A porta dos fundos da supervisão
Quando os supervisores são complacentes e incompetentes fica escancarada a porta para que no futuro se repitam casos como o do BES e o das offshores do BCP.
A Comissão do Mercado de Valores Mobiliários (CMVM) abriu uma porta para que a KPMG pudesse sair do escândalo do BES com alguma dignidade e o menor dano reputacional possível. Prestou um mau serviço ao país e aos mercados. É por essa mesma porta que no passado entraram aqueles que hoje são corresponsáveis, por ação ou inação, pelo colapso do BES e pelo escândalo das offshores do BCP.

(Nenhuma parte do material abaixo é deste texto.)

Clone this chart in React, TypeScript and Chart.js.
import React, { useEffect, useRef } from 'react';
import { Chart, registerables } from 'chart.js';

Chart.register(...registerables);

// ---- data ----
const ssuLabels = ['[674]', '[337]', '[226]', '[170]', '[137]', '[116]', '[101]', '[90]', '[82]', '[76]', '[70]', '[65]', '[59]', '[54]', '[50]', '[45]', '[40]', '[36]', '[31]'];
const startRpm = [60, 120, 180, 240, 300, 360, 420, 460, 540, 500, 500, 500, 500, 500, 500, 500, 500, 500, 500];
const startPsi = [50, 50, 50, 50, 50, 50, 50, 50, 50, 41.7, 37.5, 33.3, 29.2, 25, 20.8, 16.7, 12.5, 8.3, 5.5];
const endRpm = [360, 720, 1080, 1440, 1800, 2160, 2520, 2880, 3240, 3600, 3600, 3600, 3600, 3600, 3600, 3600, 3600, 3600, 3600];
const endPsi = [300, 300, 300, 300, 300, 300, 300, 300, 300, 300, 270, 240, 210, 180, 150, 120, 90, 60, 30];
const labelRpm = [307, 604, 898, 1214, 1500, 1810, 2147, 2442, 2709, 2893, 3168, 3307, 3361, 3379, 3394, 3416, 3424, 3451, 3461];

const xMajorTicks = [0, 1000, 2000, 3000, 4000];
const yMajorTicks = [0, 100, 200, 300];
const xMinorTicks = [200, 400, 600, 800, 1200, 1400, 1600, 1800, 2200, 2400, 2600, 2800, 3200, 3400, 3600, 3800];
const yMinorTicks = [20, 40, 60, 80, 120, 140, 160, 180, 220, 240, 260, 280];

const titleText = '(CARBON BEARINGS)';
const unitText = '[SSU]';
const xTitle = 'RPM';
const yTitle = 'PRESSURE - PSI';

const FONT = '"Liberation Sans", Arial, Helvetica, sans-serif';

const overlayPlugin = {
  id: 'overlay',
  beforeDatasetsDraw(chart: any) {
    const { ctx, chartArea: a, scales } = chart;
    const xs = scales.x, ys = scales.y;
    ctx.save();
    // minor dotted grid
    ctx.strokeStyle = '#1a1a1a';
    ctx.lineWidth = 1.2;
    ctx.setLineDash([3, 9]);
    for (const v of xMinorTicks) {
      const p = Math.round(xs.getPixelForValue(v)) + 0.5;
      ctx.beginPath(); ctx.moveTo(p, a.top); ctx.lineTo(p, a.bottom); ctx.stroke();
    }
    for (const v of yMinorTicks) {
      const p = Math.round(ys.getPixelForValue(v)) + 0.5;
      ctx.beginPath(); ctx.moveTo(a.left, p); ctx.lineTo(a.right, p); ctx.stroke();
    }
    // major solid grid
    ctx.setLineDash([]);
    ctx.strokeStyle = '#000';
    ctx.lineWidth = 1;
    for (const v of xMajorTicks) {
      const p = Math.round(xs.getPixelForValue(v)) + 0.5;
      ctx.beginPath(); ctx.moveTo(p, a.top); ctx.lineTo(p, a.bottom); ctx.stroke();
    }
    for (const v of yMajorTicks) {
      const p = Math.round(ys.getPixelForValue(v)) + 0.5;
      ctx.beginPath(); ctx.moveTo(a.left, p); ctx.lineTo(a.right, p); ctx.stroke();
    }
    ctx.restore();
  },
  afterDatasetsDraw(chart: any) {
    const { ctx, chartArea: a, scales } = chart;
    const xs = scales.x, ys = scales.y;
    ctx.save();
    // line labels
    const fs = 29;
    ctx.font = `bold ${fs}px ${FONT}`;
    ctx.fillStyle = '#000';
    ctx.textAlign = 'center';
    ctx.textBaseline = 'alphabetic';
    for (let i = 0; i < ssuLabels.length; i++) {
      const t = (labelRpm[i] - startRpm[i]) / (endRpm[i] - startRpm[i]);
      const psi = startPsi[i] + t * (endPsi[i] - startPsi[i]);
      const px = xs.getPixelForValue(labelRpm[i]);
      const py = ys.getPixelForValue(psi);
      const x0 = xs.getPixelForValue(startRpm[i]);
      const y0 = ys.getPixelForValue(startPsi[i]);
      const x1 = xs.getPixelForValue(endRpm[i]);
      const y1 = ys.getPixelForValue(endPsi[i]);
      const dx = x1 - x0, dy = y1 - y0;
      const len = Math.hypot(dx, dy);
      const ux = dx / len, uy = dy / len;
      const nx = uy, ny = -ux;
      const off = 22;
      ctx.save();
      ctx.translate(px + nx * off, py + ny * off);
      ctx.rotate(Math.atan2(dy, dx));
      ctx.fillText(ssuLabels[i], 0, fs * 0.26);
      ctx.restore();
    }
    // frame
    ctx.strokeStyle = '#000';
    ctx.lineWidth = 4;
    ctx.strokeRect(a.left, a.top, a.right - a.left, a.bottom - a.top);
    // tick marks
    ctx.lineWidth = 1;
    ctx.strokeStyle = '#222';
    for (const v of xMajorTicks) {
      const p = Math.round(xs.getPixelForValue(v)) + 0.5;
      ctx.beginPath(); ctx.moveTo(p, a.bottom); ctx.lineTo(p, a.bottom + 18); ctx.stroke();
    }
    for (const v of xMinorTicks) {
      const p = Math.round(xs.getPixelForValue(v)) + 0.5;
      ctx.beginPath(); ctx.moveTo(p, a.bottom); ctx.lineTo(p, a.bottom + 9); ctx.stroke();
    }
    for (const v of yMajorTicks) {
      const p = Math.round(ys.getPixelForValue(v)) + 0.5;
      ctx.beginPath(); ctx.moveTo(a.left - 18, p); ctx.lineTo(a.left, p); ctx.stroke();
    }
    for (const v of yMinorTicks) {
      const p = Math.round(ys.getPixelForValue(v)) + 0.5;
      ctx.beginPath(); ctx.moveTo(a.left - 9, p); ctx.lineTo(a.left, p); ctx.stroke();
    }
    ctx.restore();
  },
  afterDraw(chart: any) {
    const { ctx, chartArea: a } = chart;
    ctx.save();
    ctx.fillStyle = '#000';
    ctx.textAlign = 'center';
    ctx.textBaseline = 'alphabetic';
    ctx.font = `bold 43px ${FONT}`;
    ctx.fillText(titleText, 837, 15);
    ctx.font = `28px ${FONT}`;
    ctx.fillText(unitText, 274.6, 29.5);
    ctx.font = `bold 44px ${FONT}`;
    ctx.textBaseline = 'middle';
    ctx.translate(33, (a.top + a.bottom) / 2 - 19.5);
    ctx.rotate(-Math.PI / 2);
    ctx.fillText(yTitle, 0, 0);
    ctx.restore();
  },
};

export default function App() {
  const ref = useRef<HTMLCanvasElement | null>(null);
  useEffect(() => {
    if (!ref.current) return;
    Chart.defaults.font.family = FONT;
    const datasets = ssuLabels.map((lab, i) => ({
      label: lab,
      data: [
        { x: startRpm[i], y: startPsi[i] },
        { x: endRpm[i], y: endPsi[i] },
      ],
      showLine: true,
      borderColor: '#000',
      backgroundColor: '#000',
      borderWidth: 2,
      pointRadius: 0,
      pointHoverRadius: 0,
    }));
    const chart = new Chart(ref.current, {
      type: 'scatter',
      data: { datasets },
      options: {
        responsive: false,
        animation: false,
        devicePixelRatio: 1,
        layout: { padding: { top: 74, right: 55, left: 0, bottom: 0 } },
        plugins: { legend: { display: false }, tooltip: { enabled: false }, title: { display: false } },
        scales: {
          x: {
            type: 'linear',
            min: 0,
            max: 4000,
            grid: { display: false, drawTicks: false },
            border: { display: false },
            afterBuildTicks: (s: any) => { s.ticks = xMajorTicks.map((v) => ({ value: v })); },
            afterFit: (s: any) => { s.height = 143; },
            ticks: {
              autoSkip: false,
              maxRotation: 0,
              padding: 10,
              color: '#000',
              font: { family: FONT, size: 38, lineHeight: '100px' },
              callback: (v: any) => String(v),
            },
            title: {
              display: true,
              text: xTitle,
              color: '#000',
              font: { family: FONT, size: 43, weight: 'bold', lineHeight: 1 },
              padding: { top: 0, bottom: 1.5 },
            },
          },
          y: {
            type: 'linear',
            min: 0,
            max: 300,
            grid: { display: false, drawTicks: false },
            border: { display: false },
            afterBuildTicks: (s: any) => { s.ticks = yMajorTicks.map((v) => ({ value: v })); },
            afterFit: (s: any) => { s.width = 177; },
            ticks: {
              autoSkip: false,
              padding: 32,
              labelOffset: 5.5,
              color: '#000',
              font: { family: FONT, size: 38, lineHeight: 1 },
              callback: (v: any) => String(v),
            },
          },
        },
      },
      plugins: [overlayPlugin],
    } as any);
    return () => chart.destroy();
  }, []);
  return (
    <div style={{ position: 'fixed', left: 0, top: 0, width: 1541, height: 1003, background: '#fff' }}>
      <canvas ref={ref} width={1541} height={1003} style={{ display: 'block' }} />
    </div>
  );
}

Em abril deste ano, o Banco de Portugal condenou a KPMG e alguns dos seus auditores “por infrações especialmente graves”. Ficou provado, segundo o regulador, que a KPMG e os seus responsáveis tiveram conhecimento dos riscos da carteira de crédito do BES Angola e de como isso poderia afetar a operação do BES em Portugal.

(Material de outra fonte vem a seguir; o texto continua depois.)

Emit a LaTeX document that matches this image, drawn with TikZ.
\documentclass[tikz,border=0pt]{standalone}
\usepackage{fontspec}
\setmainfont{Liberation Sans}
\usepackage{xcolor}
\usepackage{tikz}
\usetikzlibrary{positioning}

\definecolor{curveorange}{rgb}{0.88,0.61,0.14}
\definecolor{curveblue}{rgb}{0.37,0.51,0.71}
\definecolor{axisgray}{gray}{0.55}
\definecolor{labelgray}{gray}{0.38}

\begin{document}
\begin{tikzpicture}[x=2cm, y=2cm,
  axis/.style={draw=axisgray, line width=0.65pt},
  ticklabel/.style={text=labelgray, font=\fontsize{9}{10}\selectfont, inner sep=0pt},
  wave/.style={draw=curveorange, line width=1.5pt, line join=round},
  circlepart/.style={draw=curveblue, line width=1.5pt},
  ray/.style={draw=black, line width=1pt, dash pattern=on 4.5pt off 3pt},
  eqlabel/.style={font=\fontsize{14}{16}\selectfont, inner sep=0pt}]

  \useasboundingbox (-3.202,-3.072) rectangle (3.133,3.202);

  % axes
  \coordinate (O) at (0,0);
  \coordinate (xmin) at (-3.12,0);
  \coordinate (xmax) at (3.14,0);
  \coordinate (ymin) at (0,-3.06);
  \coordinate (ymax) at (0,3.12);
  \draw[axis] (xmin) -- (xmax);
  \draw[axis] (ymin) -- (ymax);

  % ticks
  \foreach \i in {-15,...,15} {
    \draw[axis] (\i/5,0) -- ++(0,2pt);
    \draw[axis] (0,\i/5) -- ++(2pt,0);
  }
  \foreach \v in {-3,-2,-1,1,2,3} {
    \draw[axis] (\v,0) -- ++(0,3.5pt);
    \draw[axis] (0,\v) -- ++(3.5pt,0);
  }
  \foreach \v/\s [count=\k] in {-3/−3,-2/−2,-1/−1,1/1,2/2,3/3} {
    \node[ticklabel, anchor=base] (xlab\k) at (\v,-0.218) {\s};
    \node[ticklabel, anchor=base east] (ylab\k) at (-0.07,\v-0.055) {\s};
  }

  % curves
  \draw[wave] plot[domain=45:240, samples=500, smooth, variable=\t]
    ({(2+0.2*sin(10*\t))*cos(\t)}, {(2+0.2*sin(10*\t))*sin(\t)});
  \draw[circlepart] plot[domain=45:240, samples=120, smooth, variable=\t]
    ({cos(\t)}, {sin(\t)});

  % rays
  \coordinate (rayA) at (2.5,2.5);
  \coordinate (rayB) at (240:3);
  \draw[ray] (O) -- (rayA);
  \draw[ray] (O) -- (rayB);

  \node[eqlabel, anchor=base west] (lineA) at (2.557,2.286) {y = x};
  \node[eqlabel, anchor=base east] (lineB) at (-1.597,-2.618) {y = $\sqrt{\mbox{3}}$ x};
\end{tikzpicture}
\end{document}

Perante a gravidade desta condenação, a CMVM, como lhe competia, abriu um processo administrativo de reavaliação de idoneidade dos auditores em causa. Ficámos esta quinta-feira a saber que este processo não deu em nada porque, — naquilo que parece ser um “arranjinho” de última hora pouco digno de um supervisor, — os auditores em causa pediram o cancelamento dos seus registos. Como tal, o processo de avaliação de idoneidade ficou sem efeito.
Perguntar-me-ão, mas afinal o que poderia fazer a CMVM? Das duas, uma: ou não aceitava o pedido de cancelamento dos auditores e levava até ao fim o processo de avaliação da idoneidade ou, aceitando, tinha a obrigação de publicitar a conclusão da avaliação da idoneidade mesmo que juridicamente não pudesse aplicar a pena de perda de registo porque os próprios se anteciparam.
Se esta via escolhida pela CMVM fizer escola ninguém neste país vai alguma vez perder a idoneidade porque, no dia em que souberem que a vão perder, antecipam-se e entregam a “carteira profissional”. E daqui a dois anos, como prevê a lei, podem voltar a tentar pedir o registo.
Perguntar-me-ão, mas não vai dar ao mesmo? Não, não vai. Auditores que por iniciativa própria e de forma “voluntária” pedem para cancelar o registo não é a mesma coisa que serem impedidos de exercer a profissão por não serem idóneos.
Além da questão reputacional que vem anexada a uma decisão de retirada de idoneidade, o ponto 2, alínea b) do artigo 48º da Lei n.º 148/2015 prevê sanções acessórias e inibições que vão para além da perda de registo.
O mais greve na decisão, ou não decisão, da CMVM sobre este caso é que no esclarecimento que fez ao mercado “remete o assunto” para uma comunicação no site da KPMG (com direito a link e tudo) e, pasma-se, nesse comunicado, a auditora afirma que esses profissionais são os melhores do mundo.
A KPMG enaltece o “brio, competência e dedicação” desses auditores, o “elevado sentido de responsabilidade” e ainda sublinha “o trabalho que, em colaboração com os supervisores, desenvolveram durante o designado ‘período crítico do BES’”. Ora esta suposta “colaboração com os supervisores” é precisamente o contrário do que disse o Banco de Portugal e foi aquilo que sustentou uma condenação dos auditores em causa e da própria KPMG.
Chegamos a esta comunicação da KPMG, cheia de encómios e glorificação dos auditores, reencaminhados pela CMVM, que desta forma parece secundar e credibilizar a versão dos factos da auditora.
Estes “arranjinhos” para que a KPMG saia com alguma dignidade deste processo pouco digno não são de hoje. Quem tem memória ainda se lembrará que quando a KPMG (sim, novamente a KPMG) foi condenada pela CMVM por violação das normas de auditoria no caso das “offshores” do BCP, também num processo de contraordenação muito grave, a condenação e a sanção nunca foram tornadas públicas para não causar danos reputacionais.
O processo só foi conhecido porque os jornalistas, por portas travessas, fizeram o seu trabalho. Coisa que a CMVM não fez na altura e não fez agora. Preferiu tratar a auditora com paninhos quentes. Quem ficou a arder foram os contribuintes.
Aliás, não se percebe como é que a nível contraordenacional, o Banco de Portugal já tenha feito o seu trabalho, já condenou, a KPMG já contestou e o processo está prestes começar a ser julgado em Santarém, e a CMVM — a quem cabe a responsabilidade primeira de supervisionar as auditoras — ainda não tenha chegado a uma conclusão sobre a condenação ou absolvição da KPMG no caso BES.
Para ter este tipo de regulação lenta e complacente — em que mesmo depois da casa arrombada não se trancam as portas — mais vale transformar a CMVM numa direção-geral. O que se perdia em independência se calhar ganhava-se em competência e escrutínio.